A year ago I posted a blog about replacing a failed array controller, only it turned out the array controller didn’t really fail. The array controller needed firmware.
This year I actually have an array controller fail so I can share a few extra tips.
The Hardware, 5 of the following:
DL380 Gen9
3 disk groups of:
1x800gb SSD, 7×1.2TB HDD
1 Disk Group connected to the P440ar
1 Disk Group connected to a P440
1 Disk Group connected to another P440
All of the array controllers are in HBA mode, meaning the disks are passed directly to ESXi for VSAN’s consumption.
So I noticed that I was missing a diskgroup on one of the hosts, and traced that back to one of the controllers.
The ILO and IML both noted a bad controller. The Storage tab had a red X on the controller. I noted the PCI location and the SN.

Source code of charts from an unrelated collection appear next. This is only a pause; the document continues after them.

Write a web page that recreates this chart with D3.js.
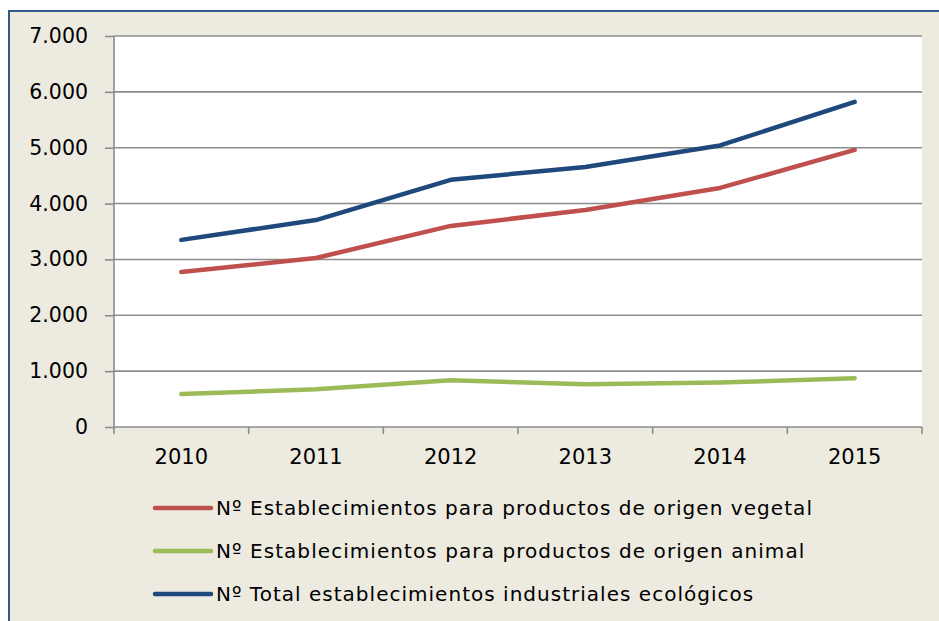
<!DOCTYPE html>
<html>
<head>
<meta charset="utf-8">
<script src="https://cdn.jsdelivr.net/npm/d3@7"></script>
<style>
  body { margin: 0; background: #fff; }
  svg text { font-family: "DejaVu Sans", Verdana, sans-serif; fill: #000; }
</style>
</head>
<body>
<script>
// Data
var years    = ["2010", "2011", "2012", "2013", "2014", "2015"];
var vegetal  = [2775, 3025, 3600, 3885, 4280, 4960];
var animal   = [590, 675, 837, 766, 795, 873];
var total    = [3350, 3705, 4425, 4655, 5040, 5820];
var y_ticks  = [0, 1000, 2000, 3000, 4000, 5000, 6000, 7000];
var series_names  = ["Nº Establecimientos para productos de origen vegetal",
                     "Nº Establecimientos para productos de origen animal",
                     "Nº Total establecimientos industriales ecológicos"];
var series_colors = ["#C0504D", "#9BBB59", "#1F497D"];

var width  = 939;
var height = 621;
var plot = { left: 114, right: 922, top: 36, bottom: 427 };

var svg = d3.select("body").append("svg")
    .attr("width", width)
    .attr("height", height);

// Chart frame
svg.append("rect")
    .attr("x", 9).attr("y", 11)
    .attr("width", width + 10).attr("height", height + 10)
    .attr("fill", "#EDEAE0")
    .attr("stroke", "#2E5A8E")
    .attr("stroke-width", 2);

svg.append("rect")
    .attr("x", plot.left).attr("y", plot.top)
    .attr("width", plot.right - plot.left)
    .attr("height", plot.bottom - plot.top)
    .attr("fill", "#fff");

var x = d3.scaleBand().domain(years).range([plot.left, plot.right]);
var y = d3.scaleLinear().domain([0, 7000]).range([plot.bottom, plot.top]);

var fmt = function (d) { return d3.format(",")(d).replace(/,/g, "."); };

// Gridlines
svg.append("g").selectAll("line")
    .data(y_ticks.slice(1))
    .enter().append("line")
    .attr("x1", plot.left).attr("x2", plot.right)
    .attr("y1", function (d) { return y(d); })
    .attr("y2", function (d) { return y(d); })
    .attr("stroke", "#8C8C8C")
    .attr("stroke-width", 1.6);

// Y axis
var y_axis = svg.append("g")
    .attr("transform", "translate(" + plot.left + ",0)")
    .call(d3.axisLeft(y).tickValues(y_ticks).tickFormat(fmt).tickSize(9).tickPadding(17));
y_axis.selectAll("line, path").attr("stroke", "#8C8C8C").attr("stroke-width", 1.6);
y_axis.select(".domain").attr("d", "M0," + plot.bottom + "V" + plot.top);
y_axis.selectAll("text").style("font-size", "20.5px").attr("font-family", null);

// X axis
var x_axis = svg.append("g")
    .attr("transform", "translate(0," + plot.bottom + ")")
    .call(d3.axisBottom(x).tickSize(0).tickPadding(22));
x_axis.select(".domain").attr("stroke", "#8C8C8C").attr("stroke-width", 1.6)
    .attr("d", "M" + plot.left + ",0H" + plot.right);
x_axis.selectAll("text").style("font-size", "21px").attr("font-family", null);

var bounds = years.map(function (d) { return x(d); }).concat([plot.right]);
svg.append("g").selectAll("line")
    .data(bounds)
    .enter().append("line")
    .attr("x1", function (d) { return d; }).attr("x2", function (d) { return d; })
    .attr("y1", plot.bottom).attr("y2", plot.bottom + 7)
    .attr("stroke", "#8C8C8C")
    .attr("stroke-width", 1.6);

// Series lines
var line = d3.line()
    .x(function (d, i) { return x(years[i]) + x.bandwidth() / 2; })
    .y(function (d) { return y(d); });

[vegetal, animal, total].forEach(function (values, i) {
    svg.append("path")
        .datum(values)
        .attr("d", line)
        .attr("fill", "none")
        .attr("stroke", series_colors[i])
        .attr("stroke-width", 4.5)
        .attr("stroke-linecap", "round")
        .attr("stroke-linejoin", "round");
});

// Legend
var legend = svg.append("g").selectAll("g")
    .data(series_names)
    .enter().append("g")
    .attr("transform", function (d, i) { return "translate(155," + (508 + i * 43) + ")"; });

legend.append("line")
    .attr("x1", 0).attr("x2", 56)
    .attr("stroke", function (d, i) { return series_colors[i]; })
    .attr("stroke-width", 4.5)
    .attr("stroke-linecap", "round");

// the original legend text is set wider than the font, stretch the spacing a bit
legend.append("text")
    .attr("x", 61)
    .attr("dy", "0.36em")
    .style("font-size", "20px")
    .text(function (d) { return d; })
    .each(function () {
        var len = this.getComputedTextLength();
        d3.select(this).attr("textLength", len * 1.1).attr("lengthAdjust", "spacing");
    });
</script>
</body>
</html>
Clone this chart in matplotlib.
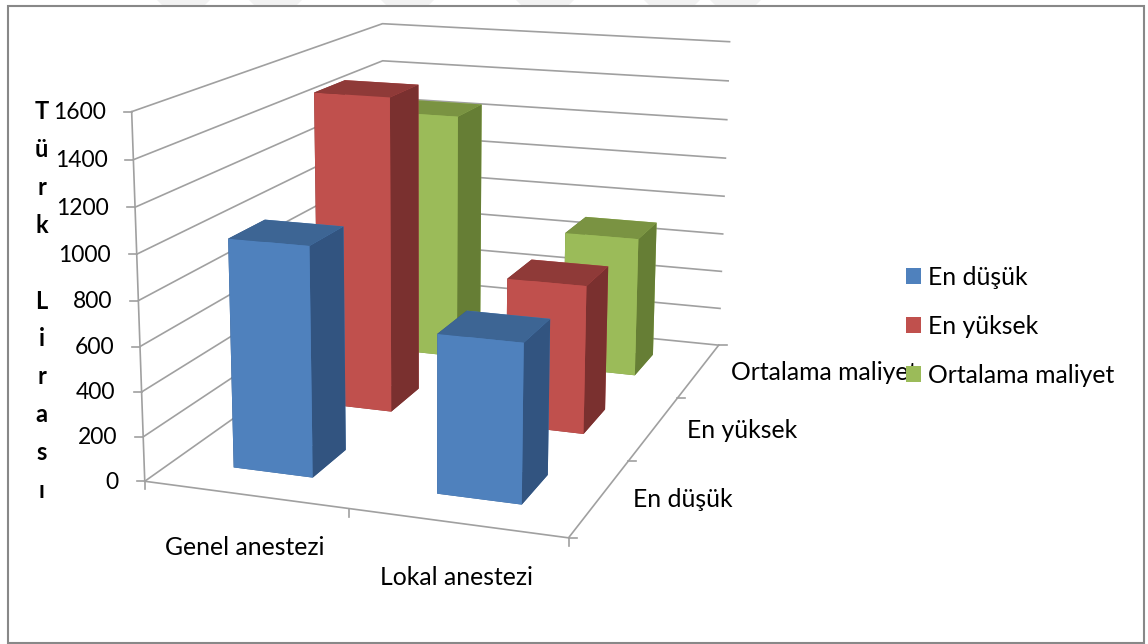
import matplotlib
matplotlib.use("Agg")
import matplotlib.pyplot as plt
from matplotlib.patches import Patch, Polygon, Rectangle
from mpl_toolkits.mplot3d import proj3d

W, H = 1148, 644

categories = ["Genel anestezi", "Lokal anestezi"]
series = ["En düşük", "En yüksek", "Ortalama maliyet"]
en_dusuk = [1025, 700]
en_yuksek = [1500, 700]
ortalama = [1250, 700]
yticks = [0, 200, 400, 600, 800, 1000, 1200, 1400, 1600]
ylabel_letters = ["T", "ü", "r", "k", "", "L", "i", "r", "a", "s", "ı"]

# top, front, side
colors = [("#3D6594", "#4F81BD", "#325480"),
          ("#8F3A38", "#C0504D", "#7A302F"),
          ("#7A9342", "#9BBB59", "#667E35")]
grid = "#A0A0A0"
FS = 17.8
TICK_FS = 16.5

plt.rcParams["font.family"] = ["Lato", "DejaVu Sans"]
fig = plt.figure(figsize=(W/100, H/100), dpi=100)

# camera fitted to the axis corners of the picture
ax = fig.add_axes([61.2055/W, 0.4272/H, 780.1263/W, 780.1263/H], projection="3d")
ax.view_init(elev=13.9216, azim=-70.9345, roll=-0.2372)
ax.set_proj_type("persp", focal_length=0.4836)
ax.set_box_aspect((1, 1.4970, 0.8504))
ax.set_axis_off()
ax.computed_zorder = False

bw, bd = 0.3968, 0.3979
vals = [en_dusuk, en_yuksek, ortalama]
order = 10
for c in range(len(categories)):
    for s in [2, 1, 0]:
        tc, fr, sd = colors[s]
        ax.bar3d(c + .5 - bw/2, s + .5 - bd/2, 0, bw, bd, vals[s][c],
                 color=[tc, tc, fr, fr, sd, sd], shade=False, zorder=order)
        order += 1
ax.set_xlim(0, 2, view_margin=0)
ax.set_ylim(0, 3, view_margin=0)
ax.set_zlim(0, 1600, view_margin=0)

for z in yticks:
    ax.plot([0, 0, 2], [0, 3, 3], [z, z, z], color=grid, lw=1.2, zorder=1)
ax.plot([0, 2, 2], [0, 0, 3], [0, 0, 0], color=grid, lw=1.2, zorder=1)
ax.plot([0, 0], [0, 0], [0, 1600], color=grid, lw=1.2, zorder=1)

def px(x, y, z):
    X, Y, _ = proj3d.proj_transform(x, y, z, ax.get_proj())
    p = ax.transData.transform((X, Y))
    return p[0], H - p[1]

# overlay in picture pixels for ticks, texts and the frame
ov = fig.add_axes([0, 0, 1, 1])
ov.set_xlim(0, W)
ov.set_ylim(H, 0)
ov.axis("off")
ov.patch.set_visible(False)

for a, b in [(157, 210), (249, 302), (381, 434), (516, 574), (644, 700), (710, 761)]:
    ov.add_patch(Polygon([(a, 0), (b, 0), (b-5, 5), (a+5, 5)], fc="#F2F2F2", ec="none"))
ov.add_patch(Rectangle((8, 5.5), 1135.5, 637, fill=False, ec="#888888", lw=1.5))

for z in yticks:
    x, y = px(0, 0, z)
    ov.plot([x-8, x], [y, y], color=grid, lw=1.2)
    ov.text(x-26, y+1, str(z), ha="right", va="center", fontsize=TICK_FS, color="black")
for c in range(3):
    x, y = px(c, 0, 0)
    ov.plot([x, x], [y, y+8], color=grid, lw=1.2)
for s in range(4):
    x, y = px(2, s, 0)
    ov.plot([x, x+8], [y, y], color=grid, lw=1.2)

for i, ch in enumerate(ylabel_letters):
    ov.text(41.5, 119 + 37.9*i, ch, ha="center", va="baseline", fontsize=17, fontweight="bold")

ov.text(245, 555, categories[0], ha="center", va="baseline", fontsize=FS)
ov.text(456, 585, categories[1], ha="center", va="baseline", fontsize=FS)
ov.text(633, 507, series[0], ha="left", va="baseline", fontsize=FS)
ov.text(687, 438, series[1], ha="left", va="baseline", fontsize=FS)
ov.text(731, 380, series[2], ha="left", va="baseline", fontsize=FS)

handles = [Patch(fc=colors[i][1], ec="none", label=series[i]) for i in range(3)]
ov.legend(handles=handles, loc="upper left", bbox_to_anchor=(906, 266), bbox_transform=ov.transData,
          frameon=False, fontsize=FS, borderpad=0, borderaxespad=0, labelspacing=1.045,
          handlelength=0.61, handleheight=0.61, handletextpad=0.28)

fig.savefig("out.png", dpi=100)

Once I received the replacement part, I did the following:
- Put the host into maintenance mode
- Replace the failed card
- Powered on the host
- Set the card back into HBA mode
- Enable SSH
- SSh into box
- /opt/hp/hpssacli/bin/hpssacli ctrl all show statusSmart Array P440 in Slot 3 (HBA Mode)Controller Status: OK
Smart Array P440 in Slot 4
Controller Status: OK
Cache Status: Not Configured
Battery/Capacitor Status: OK
Smart Array P440ar in Slot 0 (Embedded) (HBA Mode)
Controller Status: OK
- /opt/hp/hpssacli/bin/hpssacli ctrl slot=4 modify hbamode=on forced
- Reboot Host
- Exit Maintenance Mode
At this point the host should find the diskgroup and disks and start resyncing.